Prompt — Would you transcribe the whole listing exactly, minus its pictures?

Data extract —
━━━━━━━━━━━━━━━━
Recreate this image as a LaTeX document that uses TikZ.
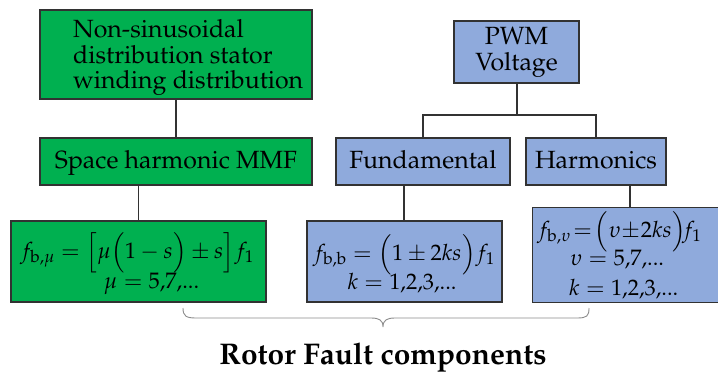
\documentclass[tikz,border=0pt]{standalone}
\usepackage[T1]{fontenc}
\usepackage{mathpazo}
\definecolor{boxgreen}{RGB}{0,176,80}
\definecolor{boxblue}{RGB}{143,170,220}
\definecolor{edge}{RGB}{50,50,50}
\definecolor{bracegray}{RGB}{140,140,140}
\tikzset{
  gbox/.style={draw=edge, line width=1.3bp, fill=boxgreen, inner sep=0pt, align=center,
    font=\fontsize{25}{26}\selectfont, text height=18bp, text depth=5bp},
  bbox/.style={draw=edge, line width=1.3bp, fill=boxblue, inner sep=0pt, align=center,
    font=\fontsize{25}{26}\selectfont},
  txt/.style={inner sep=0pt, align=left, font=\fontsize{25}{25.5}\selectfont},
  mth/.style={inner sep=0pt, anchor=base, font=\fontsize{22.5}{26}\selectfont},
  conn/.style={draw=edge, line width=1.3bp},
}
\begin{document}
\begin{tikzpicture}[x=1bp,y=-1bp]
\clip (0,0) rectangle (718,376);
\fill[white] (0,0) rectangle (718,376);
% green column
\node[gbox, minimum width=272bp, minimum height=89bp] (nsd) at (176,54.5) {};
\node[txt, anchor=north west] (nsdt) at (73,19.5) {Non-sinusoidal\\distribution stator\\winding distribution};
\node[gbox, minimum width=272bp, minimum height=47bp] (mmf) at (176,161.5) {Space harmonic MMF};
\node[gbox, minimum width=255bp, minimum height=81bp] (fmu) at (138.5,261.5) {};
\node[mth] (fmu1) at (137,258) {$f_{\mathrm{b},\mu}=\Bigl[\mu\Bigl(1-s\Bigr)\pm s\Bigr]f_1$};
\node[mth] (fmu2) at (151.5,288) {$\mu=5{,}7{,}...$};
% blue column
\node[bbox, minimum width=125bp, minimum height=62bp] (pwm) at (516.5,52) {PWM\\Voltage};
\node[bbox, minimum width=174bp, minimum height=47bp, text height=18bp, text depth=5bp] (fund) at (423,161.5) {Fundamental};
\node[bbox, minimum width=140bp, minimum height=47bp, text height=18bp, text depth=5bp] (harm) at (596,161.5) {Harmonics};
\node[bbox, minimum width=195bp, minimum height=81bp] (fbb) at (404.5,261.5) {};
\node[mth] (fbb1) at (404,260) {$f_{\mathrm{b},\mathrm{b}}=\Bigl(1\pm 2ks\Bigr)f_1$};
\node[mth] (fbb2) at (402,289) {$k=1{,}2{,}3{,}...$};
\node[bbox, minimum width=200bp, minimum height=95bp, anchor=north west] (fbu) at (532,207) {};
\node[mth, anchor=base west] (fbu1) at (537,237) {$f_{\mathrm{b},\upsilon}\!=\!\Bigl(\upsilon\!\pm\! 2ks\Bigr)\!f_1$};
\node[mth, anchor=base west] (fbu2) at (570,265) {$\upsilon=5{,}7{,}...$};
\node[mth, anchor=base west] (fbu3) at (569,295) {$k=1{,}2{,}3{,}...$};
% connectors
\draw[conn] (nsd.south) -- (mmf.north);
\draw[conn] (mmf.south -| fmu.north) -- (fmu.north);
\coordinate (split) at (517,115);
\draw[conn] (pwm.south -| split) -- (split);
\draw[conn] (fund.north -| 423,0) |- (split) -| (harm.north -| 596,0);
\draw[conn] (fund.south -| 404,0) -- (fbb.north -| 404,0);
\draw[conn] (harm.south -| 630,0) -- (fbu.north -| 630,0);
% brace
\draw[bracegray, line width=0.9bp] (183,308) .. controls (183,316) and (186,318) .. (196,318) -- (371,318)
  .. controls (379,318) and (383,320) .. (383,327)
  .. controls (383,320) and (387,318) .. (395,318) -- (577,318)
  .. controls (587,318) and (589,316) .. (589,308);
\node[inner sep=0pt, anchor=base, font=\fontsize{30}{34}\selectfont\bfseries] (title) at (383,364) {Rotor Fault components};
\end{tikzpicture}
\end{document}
━━━━━━━━━━━━━━━━
Answer to this task —
Recreate this image as a LaTeX document that uses TikZ.
\documentclass[tikz,border=0pt]{standalone}
\usepackage[T1]{fontenc}
\usepackage{mathpazo}
\definecolor{boxgreen}{RGB}{0,176,80}
\definecolor{boxblue}{RGB}{143,170,220}
\definecolor{edge}{RGB}{50,50,50}
\definecolor{bracegray}{RGB}{140,140,140}
\tikzset{
  gbox/.style={draw=edge, line width=1.3bp, fill=boxgreen, inner sep=0pt, align=center,
    font=\fontsize{25}{26}\selectfont, text height=18bp, text depth=5bp},
  bbox/.style={draw=edge, line width=1.3bp, fill=boxblue, inner sep=0pt, align=center,
    font=\fontsize{25}{26}\selectfont},
  txt/.style={inner sep=0pt, align=left, font=\fontsize{25}{25.5}\selectfont},
  mth/.style={inner sep=0pt, anchor=base, font=\fontsize{22.5}{26}\selectfont},
  conn/.style={draw=edge, line width=1.3bp},
}
\begin{document}
\begin{tikzpicture}[x=1bp,y=-1bp]
\clip (0,0) rectangle (718,376);
\fill[white] (0,0) rectangle (718,376);
% green column
\node[gbox, minimum width=272bp, minimum height=89bp] (nsd) at (176,54.5) {};
\node[txt, anchor=north west] (nsdt) at (73,19.5) {Non-sinusoidal\\distribution stator\\winding distribution};
\node[gbox, minimum width=272bp, minimum height=47bp] (mmf) at (176,161.5) {Space harmonic MMF};
\node[gbox, minimum width=255bp, minimum height=81bp] (fmu) at (138.5,261.5) {};
\node[mth] (fmu1) at (137,258) {$f_{\mathrm{b},\mu}=\Bigl[\mu\Bigl(1-s\Bigr)\pm s\Bigr]f_1$};
\node[mth] (fmu2) at (151.5,288) {$\mu=5{,}7{,}...$};
% blue column
\node[bbox, minimum width=125bp, minimum height=62bp] (pwm) at (516.5,52) {PWM\\Voltage};
\node[bbox, minimum width=174bp, minimum height=47bp, text height=18bp, text depth=5bp] (fund) at (423,161.5) {Fundamental};
\node[bbox, minimum width=140bp, minimum height=47bp, text height=18bp, text depth=5bp] (harm) at (596,161.5) {Harmonics};
\node[bbox, minimum width=195bp, minimum height=81bp] (fbb) at (404.5,261.5) {};
\node[mth] (fbb1) at (404,260) {$f_{\mathrm{b},\mathrm{b}}=\Bigl(1\pm 2ks\Bigr)f_1$};
\node[mth] (fbb2) at (402,289) {$k=1{,}2{,}3{,}...$};
\node[bbox, minimum width=200bp, minimum height=95bp, anchor=north west] (fbu) at (532,207) {};
\node[mth, anchor=base west] (fbu1) at (537,237) {$f_{\mathrm{b},\upsilon}\!=\!\Bigl(\upsilon\!\pm\! 2ks\Bigr)\!f_1$};
\node[mth, anchor=base west] (fbu2) at (570,265) {$\upsilon=5{,}7{,}...$};
\node[mth, anchor=base west] (fbu3) at (569,295) {$k=1{,}2{,}3{,}...$};
% connectors
\draw[conn] (nsd.south) -- (mmf.north);
\draw[conn] (mmf.south -| fmu.north) -- (fmu.north);
\coordinate (split) at (517,115);
\draw[conn] (pwm.south -| split) -- (split);
\draw[conn] (fund.north -| 423,0) |- (split) -| (harm.north -| 596,0);
\draw[conn] (fund.south -| 404,0) -- (fbb.north -| 404,0);
\draw[conn] (harm.south -| 630,0) -- (fbu.north -| 630,0);
% brace
\draw[bracegray, line width=0.9bp] (183,308) .. controls (183,316) and (186,318) .. (196,318) -- (371,318)
  .. controls (379,318) and (383,320) .. (383,327)
  .. controls (383,320) and (387,318) .. (395,318) -- (577,318)
  .. controls (587,318) and (589,316) .. (589,308);
\node[inner sep=0pt, anchor=base, font=\fontsize{30}{34}\selectfont\bfseries] (title) at (383,364) {Rotor Fault components};
\end{tikzpicture}
\end{document}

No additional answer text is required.